The area we spent most time in was the Coconut Grove Lazy River, essentially a loop of gently moving water that pushed you along while you float in a large inflatable ring. The reason we spent most of our time in that area was two-fold: a) there was deep enough water that you could actually start to feel warm and b) queuing for a ring took an age. I am sure the idea had been that people would do a circuit, maybe even two, and then they would pass their tube on to the person who was next in the line. That is not, however, how it was working this weekend. Instead it was a free for all as people scrambled for rings as they became available. Strangely enough small kids didn’t stand a chance in this melee while muscle-bound brutes always seemed to be up front and centre when it came to grabbing a turn. I actually witnessed one skirmish in which an adult man literally plopped a child out of a ring because he reckoned he was next in line. It was like a human soup of moral turpitude at times.
Then there was the general discomfort of being in a building where the water was tepid at best and the water wicked off our skin in frigid air temperatures. As there were no swimming pools and most of the water was very shallow, we found ourselves trying to get warm by sitting in some of the shallow water just to be moved on by cross lifeguards who informed us we had to either be “queuing or doing”. I also saw lifeguards telling parents off for letting their toddlers play with the jets of water that were shooting up from the floor. What other purpose were those jets there to serve than to entertain small people? Two areas that did have a decent depth of water were the jacuzzi and the Slam Dunk area. The latter was a small pool set aside for playing hoop shooting games and had been comandeered by competitive young adults; the former was designated for adult use only and, even had I been able to briefly nip away from the kids, I was not sure it was sensible to go and get properly warm in the jacuzzi just to re-emerge into the chill air again.

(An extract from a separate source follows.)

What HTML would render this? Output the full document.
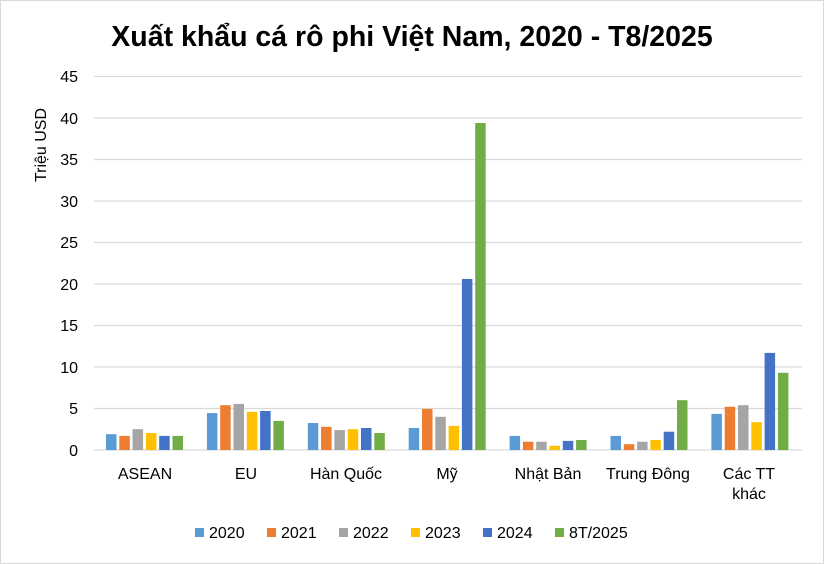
<!DOCTYPE html>
<html><head><meta charset="utf-8"><style>
html,body{margin:0;padding:0;background:#fff}
svg{display:block;font-family:"Liberation Sans",Arial,sans-serif}
</style></head><body>
<svg width="824" height="564" viewBox="0 0 824 564">
<rect x="0.5" y="0.5" width="823" height="563" fill="#fff" stroke="#d9d9d9"/>
<text x="412" y="46" text-anchor="middle" font-size="28.5" font-weight="bold" fill="#000">Xuất khẩu cá rô phi Việt Nam, 2020 - T8/2025</text>
<g stroke="#d9d9d9" stroke-width="1.3">
<line x1="94" x2="802" y1="76.5" y2="76.5"/><line x1="94" x2="802" y1="118" y2="118"/>
<line x1="94" x2="802" y1="159.5" y2="159.5"/><line x1="94" x2="802" y1="201" y2="201"/>
<line x1="94" x2="802" y1="242.5" y2="242.5"/><line x1="94" x2="802" y1="284" y2="284"/>
<line x1="94" x2="802" y1="325.5" y2="325.5"/><line x1="94" x2="802" y1="367" y2="367"/>
<line x1="94" x2="802" y1="408.5" y2="408.5"/><line x1="94" x2="802" y1="450" y2="450"/>
</g>
<g font-size="16" fill="#000" text-anchor="end">
<text x="78" y="82">45</text><text x="78" y="124">40</text><text x="78" y="165">35</text>
<text x="78" y="207">30</text><text x="78" y="248">25</text><text x="78" y="290">20</text>
<text x="78" y="331">15</text><text x="78" y="373">10</text><text x="78" y="414">5</text><text x="78" y="456">0</text>
</g>
<text transform="translate(46,145) rotate(-90)" text-anchor="middle" font-size="16">Triệu USD</text>
<g fill="#5b9bd5">
<rect x="106" y="434.2" width="10.5" height="15.8"/><rect x="206.9" y="413.1" width="10.5" height="36.9"/><rect x="307.8" y="423" width="10.5" height="27"/><rect x="408.7" y="428" width="10.5" height="22"/><rect x="509.6" y="435.9" width="10.5" height="14.1"/><rect x="610.5" y="435.9" width="10.5" height="14.1"/><rect x="711.4" y="413.9" width="10.5" height="36.1"/>
</g>
<g fill="#ed7d31">
<rect x="119.3" y="435.9" width="10.5" height="14.1"/><rect x="220.2" y="405.2" width="10.5" height="44.8"/><rect x="321.1" y="426.8" width="10.5" height="23.2"/><rect x="422" y="408.9" width="10.5" height="41.1"/><rect x="522.9" y="441.7" width="10.5" height="8.3"/><rect x="623.8" y="444.2" width="10.5" height="5.8"/><rect x="724.7" y="406.8" width="10.5" height="43.2"/>
</g>
<g fill="#a5a5a5">
<rect x="132.6" y="429.2" width="10.5" height="20.8"/><rect x="233.5" y="403.9" width="10.5" height="46.1"/><rect x="334.4" y="430.1" width="10.5" height="19.9"/><rect x="435.3" y="416.8" width="10.5" height="33.2"/><rect x="536.2" y="441.7" width="10.5" height="8.3"/><rect x="637.1" y="441.7" width="10.5" height="8.3"/><rect x="738" y="405.2" width="10.5" height="44.8"/>
</g>
<g fill="#ffc000">
<rect x="145.9" y="433" width="10.5" height="17"/><rect x="246.8" y="411.8" width="10.5" height="38.2"/><rect x="347.7" y="429.2" width="10.5" height="20.8"/><rect x="448.6" y="425.9" width="10.5" height="24.1"/><rect x="549.5" y="445.8" width="10.5" height="4.2"/><rect x="650.4" y="440" width="10.5" height="10"/><rect x="751.3" y="422.2" width="10.5" height="27.8"/>
</g>
<g fill="#4472c4">
<rect x="159.2" y="435.9" width="10.5" height="14.1"/><rect x="260.1" y="411" width="10.5" height="39"/><rect x="361" y="428" width="10.5" height="22"/><rect x="461.9" y="279" width="10.5" height="171"/><rect x="562.8" y="440.9" width="10.5" height="9.1"/><rect x="663.7" y="431.7" width="10.5" height="18.3"/><rect x="764.6" y="352.9" width="10.5" height="97.1"/>
</g>
<g fill="#70ad47">
<rect x="172.5" y="435.9" width="10.5" height="14.1"/><rect x="273.4" y="420.9" width="10.5" height="29.1"/><rect x="374.3" y="433" width="10.5" height="17"/><rect x="475.2" y="123" width="10.5" height="327"/><rect x="576.1" y="440" width="10.5" height="10"/><rect x="677" y="400.2" width="10.5" height="49.8"/><rect x="777.9" y="372.8" width="10.5" height="77.2"/>
</g>
<g font-size="16" text-anchor="middle" fill="#000">
<text x="145" y="479">ASEAN</text><text x="246" y="479">EU</text><text x="346" y="479">Hàn Quốc</text>
<text x="447" y="479">Mỹ</text><text x="548" y="479">Nhật Bản</text><text x="648" y="479">Trung Đông</text>
<text x="749" y="479">Các TT</text><text x="749" y="499">khác</text>
</g>
<g font-size="16" fill="#000">
<rect x="195" y="528" width="9" height="9" fill="#5b9bd5"/><text x="209" y="538">2020</text>
<rect x="267" y="528" width="9" height="9" fill="#ed7d31"/><text x="281" y="538">2021</text>
<rect x="339" y="528" width="9" height="9" fill="#a5a5a5"/><text x="353" y="538">2022</text>
<rect x="411" y="528" width="9" height="9" fill="#ffc000"/><text x="425" y="538">2023</text>
<rect x="483" y="528" width="9" height="9" fill="#4472c4"/><text x="497" y="538">2024</text>
<rect x="555" y="528" width="9" height="9" fill="#70ad47"/><text x="569" y="538">8T/2025</text>
</g>
</svg>
</body></html>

So the upshot was that we spent nearly three hours there and the kids had a fun time, though they did lament the lack of pools to just swim and splash around in. Our kids, however, do not have the comprehension required to make value for money judgements whereas Mr Pict and I do and deemed the whole thing to have been a bit of a rip-off and certainly not a trip we would repeat not just any time soon but ever.
Much better value for money was the late lunch that followed at a nearby Bob Evans. Mr Pict has a nostalgic fondness for Bob Evans. I have actually only eaten in one once: my first ever restaurant breakfast in America was in a Bob Evans in Frederick, Maryland, in the Summer of 1995 as we travelled to Gettysburg and the meal was so vast I did not have to eat for another 24 hours. The children had never eaten in a Bob Evans at all, of course, so Mr Pict decided to introduce them to it. The food was good, the kids portions were generous, especially given how cheap they were, and the service was very good. A much better experience all round then being jostled for an inflatable ring.